Grant Ellsworth Fights Hodgkin's Lymphoma

Grant Ellsworth Fights Hodgkin's Lymphoma

Thirteen months is a long time to go without a good night's sleep. The torture of sleeping only three hours at a time was making Grant Ellsworth fear that this ordeal would last forever. He blamed the insomnia on night sweats and the itching he felt everywhere on his body. Ceaseless, day-and-night itching that would only relent if he took a cold shower.

Grant was 24, and a junior at Brigham Young University, in Utah. The question of how to stop the itching, which had started in 2001, confounded nearly a dozen dermatologists, allergists and ear, nose and throat specialists. One doctor prescribed more exposure to ultra-violet light; Grant remembers that his regular visits to a tanning salon gave him a brown glow in the cold months of a Utah winter.

"I was starting to feel very frustrated when none of the treatments or prescriptions from the doctors made any difference to my condition," says Grant, who was also trying to get through an aggressive load of electrical engineering courses at the time. "After over a year of these ineffective treatments, I think even the doctors were feeling pretty frustrated that I wasn't getting any better."

Finally, a Diagnosis

A dermatologist at the University of Utah Hospital, in Salt Lake City, Utah, finally struck upon the idea to refer Grant to an oncologist. The results of a regular X-ray examination revealed that he had Hodgkin's Lymphoma, a type of cancer that happens to often cause an insatiable feeling of itching.

"It may sound unusual, but more than anything I felt relief. Doctors had finally identified what was going wrong inside me and could recommend a treatment that would help," remembers Grant. "Coping with the idea that I was only 24-years old and had cancer was rattling, of course, but I think I was basically upbeat about my chances for recovery."

Though a committed, "A", student, Grant had no other choice but to withdraw indefinitely from BYU for medical reasons. He started an intense regimen of chemotherapy and radiotherapy treatments, which provided almost immediate palliative relief from the itching. Freed from the burden of scratchy skin, he nonetheless felt intense nausea and other grueling side effects that commonly affect cancer patients undergoing chemotherapy.

He managed to fight through the experience and come out with a clean bill of health. After four months of treatment, his doctors believed the cancer was beaten.

Grant completed his college degree and took an engineering job in Salt Lake City, but realized, before long, that this life-changing experience with cancer had also changed what he wanted from his life, especially in a professional sense. His frequent visits to the hospital and his interactions with doctors had inspired him to become a physician and tend to the sick as, in his words, "my heroic doctors had cared for me."

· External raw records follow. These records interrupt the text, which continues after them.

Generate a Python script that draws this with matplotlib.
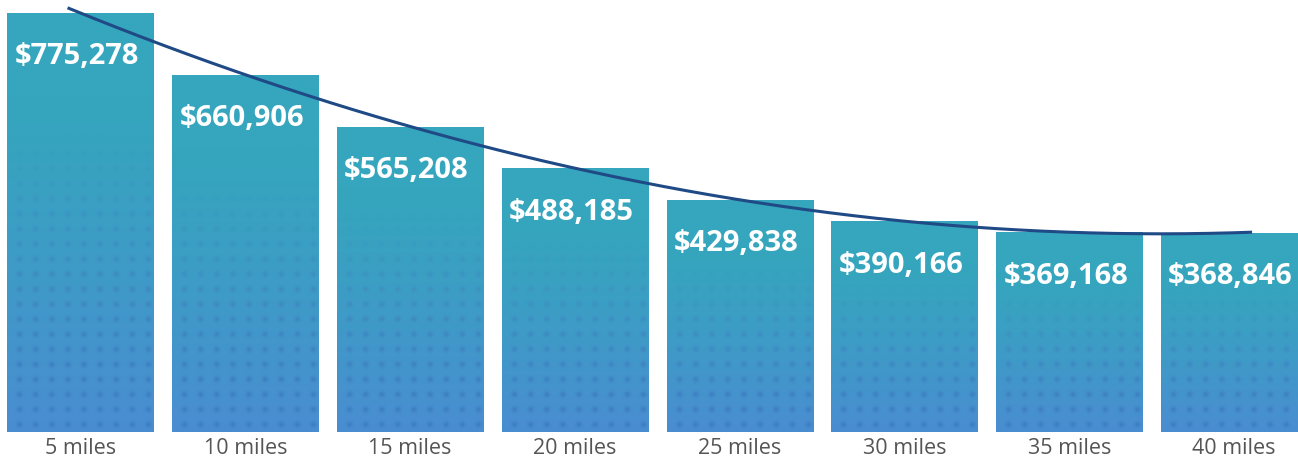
import matplotlib
matplotlib.use("Agg")
import matplotlib.pyplot as plt
import numpy as np
from matplotlib.colors import to_rgb

plt.rcParams['font.family'] = ['Open Sans', 'DejaVu Sans']

distances = ["5 miles", "10 miles", "15 miles", "20 miles",
             "25 miles", "30 miles", "35 miles", "40 miles"]
values = [775278, 660906, 565208, 488185, 429838, 390166, 369168, 368846]

W, H, DPI = 12.98, 4.58, 100
fig = plt.figure(figsize=(W, H), dpi=DPI)
ax = fig.add_axes([0, 26 / 458, 1, 432 / 458])

x = np.arange(len(values))
bar_w = 0.886
ymax = 799300
ax.set_xlim(-0.4885, 7.388)
ax.set_ylim(0, ymax)

bars = ax.bar(x, values, width=bar_w, facecolor='none', edgecolor='none')

# gradient + dot texture, clipped to each bar
top_c = np.array(to_rgb('#35a6bd'))
bot_c = np.array(to_rgb('#4a8dd2'))
dot_c = np.array(to_rgb('#3a78bd'))
px_per_y = 432 / ymax
px_per_x = 1298 / (7.388 + 0.4885)
for rect, v in zip(bars, values):
    hpx = int(v * px_per_y)
    wpx = int(bar_w * px_per_x)
    yy, xx = np.mgrid[0:hpx, 0:wpx]
    t = (yy / hpx)[..., None]           # 0 at top, 1 at bottom
    base = top_c + (bot_c - top_c) * np.clip((t - 0.2) / 0.8, 0, 1) ** 1.2
    # dots anchored to the bar bottom
    gy = (hpx - 1 - yy) % 15 - 7
    gx = (xx - 4) % 16 - 8
    d = np.exp(-(gx ** 2 + gy ** 2) / 8.0)[..., None]
    strength = np.clip((t - 0.25) / 0.6, 0, 1) * 0.75
    img = base * (1 - d * strength) + dot_c * d * strength
    im = ax.imshow(img, extent=(rect.get_x(), rect.get_x() + bar_w, 0, v),
                   aspect='auto', interpolation='bilinear', zorder=1)
    im.set_clip_path(rect)

    ax.annotate(f"${v:,}", xy=(rect.get_x(), v), xytext=(7, -44),
                textcoords='offset pixels', ha='left', va='center',
                color='white', fontsize=21, fontweight='bold', zorder=3)

# trend line (cubic fit through the bar values)
coef = np.polyfit(x, values, 3)
xs = np.linspace(-0.07, 7.1, 200)
ax.plot(xs, np.polyval(coef, xs), color='#1f4a86', lw=2.2, zorder=2)

ax.set_xticks(x)
ax.set_xticklabels(distances, fontsize=15.5, color='#555555')
ax.tick_params(axis='x', length=0, pad=4)
ax.set_yticks([])
for s in ax.spines.values():
    s.set_visible(False)

fig.savefig("out.png", dpi=DPI)
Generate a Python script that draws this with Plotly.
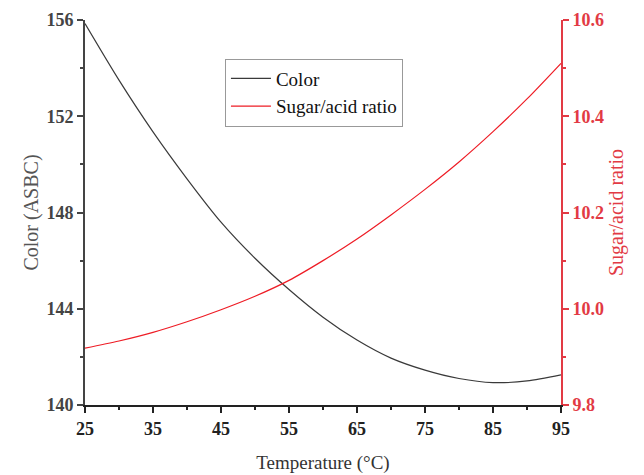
import plotly.graph_objects as go

temperature = [25, 30, 35, 40, 45, 50, 55, 60, 65, 70, 75, 80, 85, 90, 95]
color_asbc = [155.85, 153.5, 151.35, 149.4, 147.6, 146.1, 144.8, 143.65, 142.7,
              141.95, 141.45, 141.1, 140.93, 141.0, 141.25]
sugar_acid = [9.918, 9.933, 9.951, 9.973, 9.998, 10.026, 10.059, 10.100, 10.145,
              10.195, 10.248, 10.305, 10.368, 10.436, 10.51]

x_ticks = [25, 35, 45, 55, 65, 75, 85, 95]
left_ticks = [140, 144, 148, 152, 156]
right_ticks = [9.8, 10.0, 10.2, 10.4, 10.6]

RED = "#e23a44"
AX = "#444444"
FONT = "Liberation Serif"

fig = go.Figure()
fig.add_trace(go.Scatter(x=temperature, y=color_asbc, mode="lines", name="Color",
                         line=dict(color="#3a3a3a", width=1.2, shape="spline", smoothing=0.8)))
fig.add_trace(go.Scatter(x=temperature, y=sugar_acid, mode="lines", name="Sugar/acid ratio",
                         yaxis="y2", line=dict(color="#ee1c25", width=1.2, shape="spline", smoothing=0.8)))

fig.update_layout(
    width=644, height=475,
    margin=dict(l=85, r=83, t=20, b=70),
    plot_bgcolor="white", paper_bgcolor="white",
    font=dict(family=FONT, size=16, color="#222"),
    showlegend=True,
    legend=dict(x=0.294, y=0.9, xanchor="left", yanchor="top",
                bordercolor="#999999", borderwidth=1, bgcolor="white",
                font=dict(family=FONT, size=19, color="#111"),
                tracegroupgap=0, itemwidth=40),
    xaxis=dict(range=[25, 95], tickvals=x_ticks, ticks="outside", ticklen=6, tickwidth=2,
               tickcolor="#222", showline=True, linecolor="#222", linewidth=2,
               showgrid=False, zeroline=False, automargin=False,
               tickfont=dict(family=FONT, size=18, color="#222", weight="bold"),
               minor=dict(dtick=5, ticks="outside", ticklen=3, tickwidth=2, tickcolor="#222"),
               title=dict(text="Temperature (°C)", font=dict(family=FONT, size=19, color="#333"),
                          standoff=18)),
    yaxis=dict(range=[140, 156], tickvals=left_ticks, ticks="outside", ticklen=6, tickwidth=2,
               tickcolor=AX, showline=True, linecolor=AX, linewidth=2,
               showgrid=False, zeroline=False, automargin=False,
               tickfont=dict(family=FONT, size=18, color="#444", weight="bold"),
               minor=dict(dtick=2, ticks="outside", ticklen=3, tickwidth=2, tickcolor=AX),
               title=dict(text="Color (ASBC)", font=dict(family=FONT, size=20, color="#555"),
                          standoff=2)),
    yaxis2=dict(range=[9.8, 10.6], tickvals=right_ticks, tickformat=".1f", overlaying="y",
                side="right", ticks="outside", ticklen=6, tickwidth=2,
                tickcolor=RED, showline=True, linecolor=RED, linewidth=2,
                showgrid=False, zeroline=False, automargin=False,
                tickfont=dict(family=FONT, size=18, color=RED, weight="bold"),
                minor=dict(dtick=0.1, ticks="outside", ticklen=3, tickwidth=2, tickcolor=RED),
                title=dict(text="Sugar/acid ratio", font=dict(family=FONT, size=20, color=RED),
                           standoff=6)),
)

fig.write_html("out.html")
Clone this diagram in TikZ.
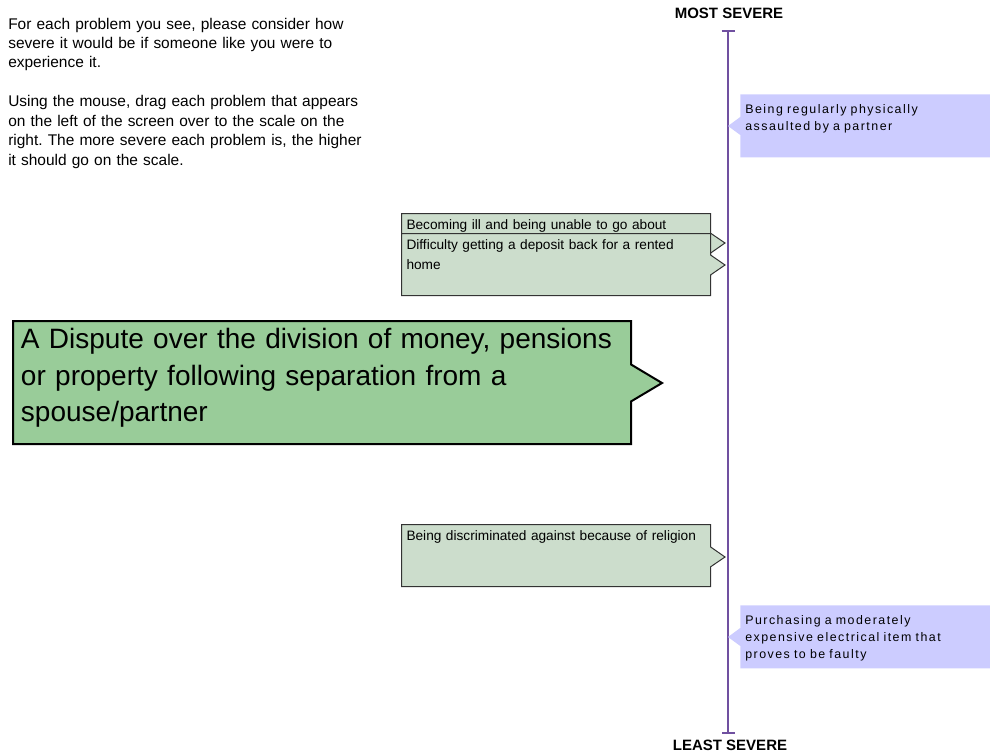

Enthusiastic, Grant enrolled in biochemistry, anatomy, physiology, and the full battery of science courses that are prerequisites for applying to medical school. He was aiming to start his four year degree by the time he was 29.

The Cancer Recurs

Again, in the midst of his coursework, doctors revealed that his health problems—which included less intense itching—were due to a recurring case of lymphatic cancer. Grant's treatments would include chemo and radiation therapy in addition to a bone marrow transplant.

By this time, the Huntsman Cancer Center in Salt Lake City had upgraded its technology for treating cancer with radiotherapy. They had installed technology from Varian Medical Systems that could deliver intensity-modulated radiation therapy (IMRT), a new approach for delivering radiation beams more accurately than had been possible before. With IMRT, doctors can shape the beams to match the three-dimensional shape and size of the targeted tissues, and spare the delicate surrounding tissues.

"My doctor told me that I couldn't have been treated with radiotherapy if it weren't for IMRT," says Grant, who, even in the hospital, was still making plans for his career. "My doctor was very encouraging and told me I wouldn't have a problem being admitted into a good medical school."

The same week that doctors completed Grant's five week course of radiotherapy, he took the MCAT, a standardized admission test required to enter American medical schools. His prognosis looked good, and about a year later in the fall of 2008, he entered as a first year medical student at the University of Utah.

Grant is now considering a career in radiation oncology.